• **RAW DATA**
• • • • •

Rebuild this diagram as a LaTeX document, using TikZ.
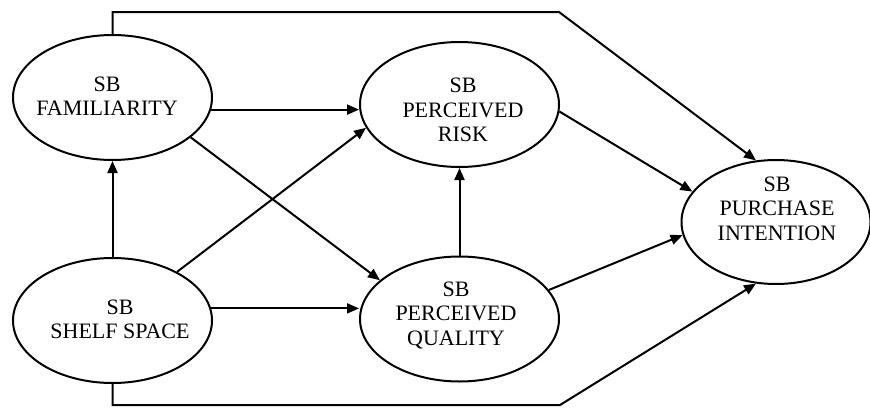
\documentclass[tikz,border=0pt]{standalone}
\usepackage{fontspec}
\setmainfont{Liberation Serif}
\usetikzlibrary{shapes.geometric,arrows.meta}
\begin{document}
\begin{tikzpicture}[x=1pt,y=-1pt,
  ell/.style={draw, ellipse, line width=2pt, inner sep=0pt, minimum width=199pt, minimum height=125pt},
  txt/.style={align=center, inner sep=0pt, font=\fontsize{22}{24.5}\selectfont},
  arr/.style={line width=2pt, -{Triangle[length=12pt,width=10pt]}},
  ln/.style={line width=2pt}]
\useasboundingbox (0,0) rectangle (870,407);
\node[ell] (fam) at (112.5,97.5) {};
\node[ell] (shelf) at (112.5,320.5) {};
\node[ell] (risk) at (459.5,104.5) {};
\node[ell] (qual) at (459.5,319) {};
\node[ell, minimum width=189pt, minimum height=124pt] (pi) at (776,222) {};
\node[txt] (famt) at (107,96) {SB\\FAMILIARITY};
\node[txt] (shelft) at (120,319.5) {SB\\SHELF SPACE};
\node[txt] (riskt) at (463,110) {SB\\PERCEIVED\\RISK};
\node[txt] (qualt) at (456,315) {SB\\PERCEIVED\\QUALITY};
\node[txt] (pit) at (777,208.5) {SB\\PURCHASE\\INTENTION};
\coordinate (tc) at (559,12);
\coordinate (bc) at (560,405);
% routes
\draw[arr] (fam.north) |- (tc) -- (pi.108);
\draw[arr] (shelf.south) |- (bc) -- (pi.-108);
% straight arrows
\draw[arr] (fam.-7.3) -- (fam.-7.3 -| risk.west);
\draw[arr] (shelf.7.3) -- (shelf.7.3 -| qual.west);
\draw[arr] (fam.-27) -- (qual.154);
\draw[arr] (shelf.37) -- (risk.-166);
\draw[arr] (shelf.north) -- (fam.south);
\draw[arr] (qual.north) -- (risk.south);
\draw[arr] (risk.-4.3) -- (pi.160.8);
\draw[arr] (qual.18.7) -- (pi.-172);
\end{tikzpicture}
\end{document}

• • • • •

• **TASK OBJECTIVE**
Skip the pictures, then retype every line above exactly.

• **RESPONSE TO THIS EXERCISE**
Rebuild this diagram as a LaTeX document, using TikZ.
\documentclass[tikz,border=0pt]{standalone}
\usepackage{fontspec}
\setmainfont{Liberation Serif}
\usetikzlibrary{shapes.geometric,arrows.meta}
\begin{document}
\begin{tikzpicture}[x=1pt,y=-1pt,
  ell/.style={draw, ellipse, line width=2pt, inner sep=0pt, minimum width=199pt, minimum height=125pt},
  txt/.style={align=center, inner sep=0pt, font=\fontsize{22}{24.5}\selectfont},
  arr/.style={line width=2pt, -{Triangle[length=12pt,width=10pt]}},
  ln/.style={line width=2pt}]
\useasboundingbox (0,0) rectangle (870,407);
\node[ell] (fam) at (112.5,97.5) {};
\node[ell] (shelf) at (112.5,320.5) {};
\node[ell] (risk) at (459.5,104.5) {};
\node[ell] (qual) at (459.5,319) {};
\node[ell, minimum width=189pt, minimum height=124pt] (pi) at (776,222) {};
\node[txt] (famt) at (107,96) {SB\\FAMILIARITY};
\node[txt] (shelft) at (120,319.5) {SB\\SHELF SPACE};
\node[txt] (riskt) at (463,110) {SB\\PERCEIVED\\RISK};
\node[txt] (qualt) at (456,315) {SB\\PERCEIVED\\QUALITY};
\node[txt] (pit) at (777,208.5) {SB\\PURCHASE\\INTENTION};
\coordinate (tc) at (559,12);
\coordinate (bc) at (560,405);
% routes
\draw[arr] (fam.north) |- (tc) -- (pi.108);
\draw[arr] (shelf.south) |- (bc) -- (pi.-108);
% straight arrows
\draw[arr] (fam.-7.3) -- (fam.-7.3 -| risk.west);
\draw[arr] (shelf.7.3) -- (shelf.7.3 -| qual.west);
\draw[arr] (fam.-27) -- (qual.154);
\draw[arr] (shelf.37) -- (risk.-166);
\draw[arr] (shelf.north) -- (fam.south);
\draw[arr] (qual.north) -- (risk.south);
\draw[arr] (risk.-4.3) -- (pi.160.8);
\draw[arr] (qual.18.7) -- (pi.-172);
\end{tikzpicture}
\end{document}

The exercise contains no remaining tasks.